*Instruction:*
Below are the records; give again exactly the lines from the one containing "Reproduce this chart" through the one containing "saturation=1, legend=True, errorbar=None, linewidth=0)", leaving out pictures.

*Raw records:*
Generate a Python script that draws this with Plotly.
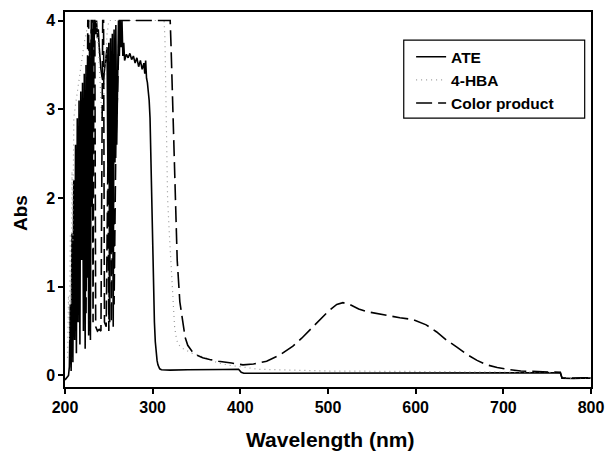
import plotly.graph_objects as go

# ---- data ----
ate_x = [200, 202, 204, 205, 206, 207, 208, 209, 210, 211, 212, 213, 214, 215, 216, 217, 218, 219,
         220, 221, 222, 223, 224, 225, 226, 227, 228, 229, 230, 231, 232, 233, 234, 235, 236, 237,
         238, 239, 240, 241, 242, 243, 244, 245, 246, 247, 248, 249, 250, 251, 252, 253, 254, 255,
         256, 257, 258, 259, 260, 261, 262, 263, 264, 265, 266, 267, 268, 270, 272, 274, 276, 278,
         280, 282, 284, 286, 288, 290, 291, 292, 293, 294, 295, 296, 297, 298, 299, 300, 301, 302,
         303, 304, 305, 306, 307, 308, 310, 320, 340, 360, 380, 398, 401, 404, 450, 500, 550, 600,
         650, 700, 750, 765, 767, 780, 790, 800]
ate_y = [-0.05, -0.02, 0.0, 0.1, 0.8, 0.05, 1.6, 0.15, 2.2, 0.4, 2.6, 0.25, 2.9, 0.6, 3.1, 0.35, 3.2, 1.3,
         3.3, 0.5, 3.4, 0.3, 3.5, 1.1, 3.6, 0.45, 3.75, 0.4, 3.9, 1.9, 4.0, 3.7, 4.0, 3.85, 4.0, 3.8,
         3.9, 3.7, 3.55, 3.45, 3.38, 3.33, 3.35, 3.45, 3.55, 3.65, 3.7, 2.2, 3.75, 0.6, 3.8, 1.5, 3.85, 0.55,
         3.9, 2.4, 3.95, 2.6, 3.3, 4.0, 3.6, 4.0, 3.7, 4.0, 3.6, 3.75, 3.55, 3.62, 3.58, 3.63, 3.56, 3.6,
         3.52, 3.58, 3.48, 3.55, 3.45, 3.52, 3.4, 3.55, 3.35, 3.3, 3.2, 3.1, 2.9, 2.4, 1.9, 1.4, 0.95, 0.6,
         0.38, 0.25, 0.17, 0.12, 0.09, 0.075, 0.065, 0.06, 0.065, 0.07, 0.068, 0.07, 0.035, 0.025, 0.025, 0.028, 0.03, 0.03,
         0.032, 0.032, 0.03, 0.03, -0.03, -0.035, -0.03, -0.03]

hba_x = [203, 204, 205, 206, 207, 208, 209, 210, 212, 214, 216, 218, 220, 222, 224, 226, 228, 236,
         238, 240, 242, 244, 246, 248, 250, 313, 314, 315, 316, 317, 319, 321, 323, 325, 327, 329,
         335, 345, 360, 375, 390, 400, 420, 450, 500, 600, 700, 765, 767, 800]
hba_y = [0.2, 0.9, 0.4, 1.6, 0.8, 2.3, 1.5, 2.9, 3.05, 3.2, 3.3, 3.45, 3.6, 3.75, 3.85, 3.95, 4.0, 4.0,
         3.7, 3.2, 2.9, 3.1, 3.5, 3.85, 4.0, 4.0, 3.8, 3.2, 2.6, 2.0, 1.6, 1.2, 0.85, 0.55, 0.42, 0.35,
         0.3, 0.25, 0.2, 0.14, 0.11, 0.1, 0.07, 0.06, 0.05, 0.045, 0.04, 0.035, -0.03, -0.03]

cp_x = [224, 226, 227, 228, 230, 231, 232, 233, 234, 235, 237, 239, 241, 243, 244, 245, 247, 249,
        250, 252, 253, 255, 256, 258, 260, 262, 300, 320, 321, 323, 325, 328, 331, 334, 337, 340,
        345, 350, 357, 365, 375, 390, 403, 415, 430, 445, 460, 470, 480, 491, 500, 510, 517, 525,
        535, 544, 559, 570, 582, 597, 612, 624, 635, 647, 658, 670, 681, 693, 704, 720, 734, 750,
        765, 767, 800]
cp_y = [0.7, 4.0, 4.0, 0.5, 4.0, 4.0, 0.6, 4.0, 4.0, 0.55, 0.5, 0.52, 0.5, 4.0, 4.0, 0.6, 0.55, 2.5,
        0.5, 2.7, 0.6, 2.5, 0.8, 2.6, 3.2, 4.0, 4.0, 4.0, 3.7, 3.0, 2.1, 1.3, 0.83, 0.6, 0.43, 0.34,
        0.27, 0.23, 0.2, 0.18, 0.16, 0.14, 0.12, 0.13, 0.16, 0.23, 0.33, 0.42, 0.52, 0.63, 0.72, 0.8, 0.82, 0.8,
        0.75, 0.72, 0.69, 0.67, 0.65, 0.63, 0.57, 0.49, 0.4, 0.32, 0.24, 0.17, 0.12, 0.09, 0.07, 0.05, 0.045, 0.04,
        0.035, -0.03, -0.025]

x_ticks = [200, 300, 400, 500, 600, 700, 800]
y_ticks = [0, 1, 2, 3, 4]

FONT = "Liberation Sans, Arial, sans-serif"

fig = go.Figure()
fig.add_trace(go.Scatter(x=ate_x, y=ate_y, mode="lines", name="ATE",
                         line=dict(color="black", width=1.6)))
fig.add_trace(go.Scatter(x=hba_x, y=hba_y, mode="lines", name="4-HBA",
                         line=dict(color="#9a9a9a", width=1.2, dash="1px,4px")))
fig.add_trace(go.Scatter(x=cp_x, y=cp_y, mode="lines", name="Color product",
                         line=dict(color="black", width=1.6, dash="16px,6px")))

# legend frame
fig.add_shape(type="rect", xref="paper", yref="paper",
              x0=0.644, x1=0.988, y0=0.717, y1=0.925,
              line=dict(color="black", width=1.2), fillcolor="rgba(0,0,0,0)")

# axis titles
fig.add_annotation(text="Wavelength (nm)", xref="paper", yref="paper",
                   x=0.503, y=-0.141, xanchor="center", yanchor="middle", showarrow=False,
                   font=dict(family=FONT, size=21, weight="bold", color="black"))
fig.add_annotation(text="Abs", xref="paper", yref="paper", textangle=-90,
                   x=-0.0855, y=0.464, xanchor="center", yanchor="middle", showarrow=False,
                   font=dict(family=FONT, size=19, weight="bold", color="black"))

fig.update_layout(
    width=609, height=458,
    margin=dict(l=65, r=17.5, t=12, b=71),
    paper_bgcolor="white", plot_bgcolor="white",
    font=dict(family=FONT, color="black"),
    showlegend=True,
    legend=dict(x=0.658, y=0.925, xanchor="left", yanchor="top",
                bgcolor="rgba(0,0,0,0)", borderwidth=0,
                font=dict(family=FONT, size=15.5, weight="bold", color="black")),
    xaxis=dict(range=[200, 800], tickvals=x_ticks, ticktext=[str(v) for v in x_ticks],
               automargin=False,
               showgrid=False, zeroline=False, showline=True, mirror=True,
               linecolor="black", linewidth=1.5, ticks="outside", ticklen=5,
               tickwidth=1.5, tickcolor="black",
               tickfont=dict(family=FONT, size=16, weight="bold", color="black")),
    yaxis=dict(range=[-0.13, 4.096], tickvals=y_ticks, ticktext=[str(v) for v in y_ticks],
               automargin=False,
               showgrid=False, zeroline=False, showline=True, mirror=True,
               linecolor="black", linewidth=1.5, ticks="outside", ticklen=5,
               tickwidth=1.5, tickcolor="black",
               tickfont=dict(family=FONT, size=16, weight="bold", color="black")),
)

fig.write_html("out.html", config={"displayModeBar": False},
               post_script="document.body.style.margin='0';document.body.style.overflow='hidden';")
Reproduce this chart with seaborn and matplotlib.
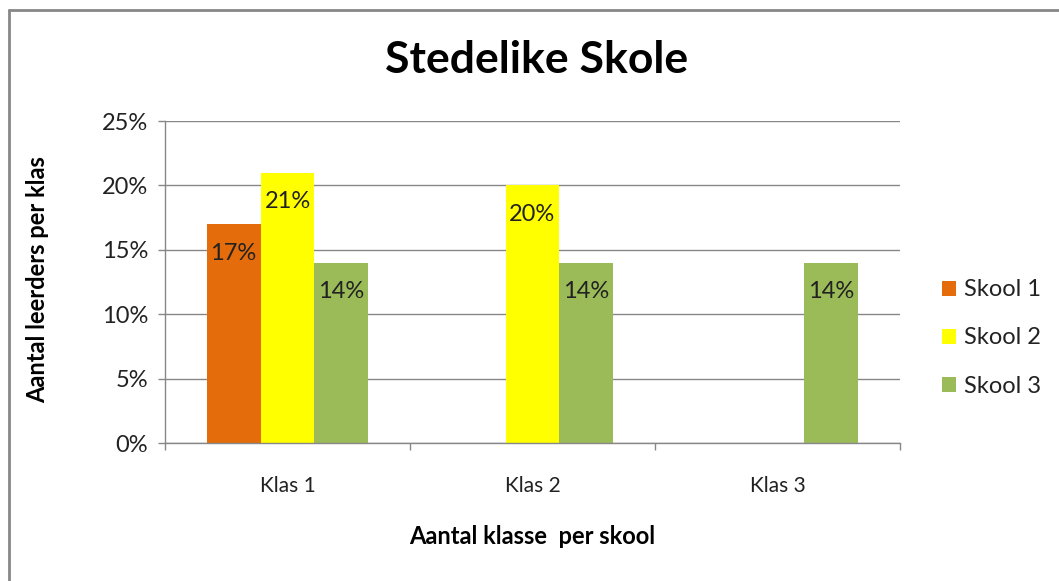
import numpy as np
import pandas as pd
import matplotlib
matplotlib.use("Agg")
import matplotlib.pyplot as plt
from matplotlib.lines import Line2D
from matplotlib.ticker import FuncFormatter
import seaborn as sns

categories = ["Klas 1", "Klas 2", "Klas 3"]
schools = ["Skool 1", "Skool 2", "Skool 3"]
skool1 = [17, np.nan, np.nan]
skool2 = [21, 20, np.nan]
skool3 = [14, 14, 14]
colors = ["#E46C0A", "#FFFF00", "#9BBB59"]
yticks = [0, 5, 10, 15, 20, 25]

rows = []
for s, vals in zip(schools, [skool1, skool2, skool3]):
    for c, v in zip(categories, vals):
        rows.append({"Klas": c, "Skool": s, "Waarde": v})
df = pd.DataFrame(rows)

sns.set_theme(style="white")
plt.rcParams["font.family"] = ["Lato", "DejaVu Sans"]

fig = plt.figure(figsize=(10.59, 5.81), dpi=100)
ax = fig.add_axes([165/1059, 1-443/581, (900-165)/1059, (443-121)/581])

sns.barplot(data=df, x="Klas", y="Waarde", hue="Skool", order=categories,
            hue_order=schools, palette=colors, width=0.66, ax=ax,
            saturation=1, legend=True, errorbar=None, linewidth=0)

gray = "#878787"
txt = "#222222"
ax.set_ylim(0, 25)
ax.set_xlim(-0.5, 2.5)
ax.set_yticks(yticks)
ax.yaxis.set_major_formatter(FuncFormatter(lambda v, p: f"{v:.0f}%"))
ax.yaxis.grid(True, color=gray, linewidth=1)
ax.set_axisbelow(True)
for sp in ["top", "right"]:
    ax.spines[sp].set_visible(False)
for sp in ["left", "bottom"]:
    ax.spines[sp].set_color(gray)
    ax.spines[sp].set_linewidth(1)
ax.tick_params(axis="y", length=5, color=gray, width=1, left=True,
               labelsize=17, labelcolor=txt, pad=7)
ax.tick_params(axis="x", which="major", length=0, labelsize=15,
               labelcolor=txt, pad=24)
ax.set_xticks([-0.5, 0.5, 1.5, 2.5], minor=True)
ax.tick_params(axis="x", which="minor", length=5, color=gray, width=1, bottom=True)
ax.set_xlabel("")
ax.set_ylabel("")

for cont in ax.containers:
    for bar in cont:
        h = bar.get_height()
        if np.isfinite(h) and h > 0:
            ax.annotate(f"{h:.0f}%", (bar.get_x() + bar.get_width()/2, h),
                        xytext=(0, -21), textcoords="offset points",
                        ha="center", va="center", fontsize=17, color=txt)

handles, labels = ax.get_legend_handles_labels()
ax.legend_.remove()
fig.legend(handles, labels, loc="center left",
           bbox_to_anchor=(921/1059, 1-338/581), frameon=False,
           fontsize=17, handlelength=0.6, handleheight=0.6,
           handletextpad=0.3, labelspacing=1.15, labelcolor=txt)

fig.text(537/1059, 1-60/581, "Stedelike Skole", ha="center", va="center",
         fontsize=32, fontweight="bold", color="black")
fig.text(532/1059, 1-537/581, "Aantal klasse  per skool", ha="center",
         va="center", fontsize=17, fontweight="bold", color="black")
fig.text(38/1059, 1-280/581, "Aantal leerders per klas", ha="center",
         va="center", rotation=90, fontsize=17, fontweight="bold", color="black")

fig.add_artist(Line2D([8.5/1059, 1], [1-9.5/581, 1-9.5/581],
                      transform=fig.transFigure, color=gray, linewidth=2))
fig.add_artist(Line2D([8.5/1059, 8.5/1059], [1-9.5/581, 0],
                      transform=fig.transFigure, color=gray, linewidth=2))

fig.savefig("out.png", dpi=100)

*Solved problem:*
Reproduce this chart with seaborn and matplotlib.
import numpy as np
import pandas as pd
import matplotlib
matplotlib.use("Agg")
import matplotlib.pyplot as plt
from matplotlib.lines import Line2D
from matplotlib.ticker import FuncFormatter
import seaborn as sns

categories = ["Klas 1", "Klas 2", "Klas 3"]
schools = ["Skool 1", "Skool 2", "Skool 3"]
skool1 = [17, np.nan, np.nan]
skool2 = [21, 20, np.nan]
skool3 = [14, 14, 14]
colors = ["#E46C0A", "#FFFF00", "#9BBB59"]
yticks = [0, 5, 10, 15, 20, 25]

rows = []
for s, vals in zip(schools, [skool1, skool2, skool3]):
    for c, v in zip(categories, vals):
        rows.append({"Klas": c, "Skool": s, "Waarde": v})
df = pd.DataFrame(rows)

sns.set_theme(style="white")
plt.rcParams["font.family"] = ["Lato", "DejaVu Sans"]

fig = plt.figure(figsize=(10.59, 5.81), dpi=100)
ax = fig.add_axes([165/1059, 1-443/581, (900-165)/1059, (443-121)/581])

sns.barplot(data=df, x="Klas", y="Waarde", hue="Skool", order=categories,
            hue_order=schools, palette=colors, width=0.66, ax=ax,
            saturation=1, legend=True, errorbar=None, linewidth=0)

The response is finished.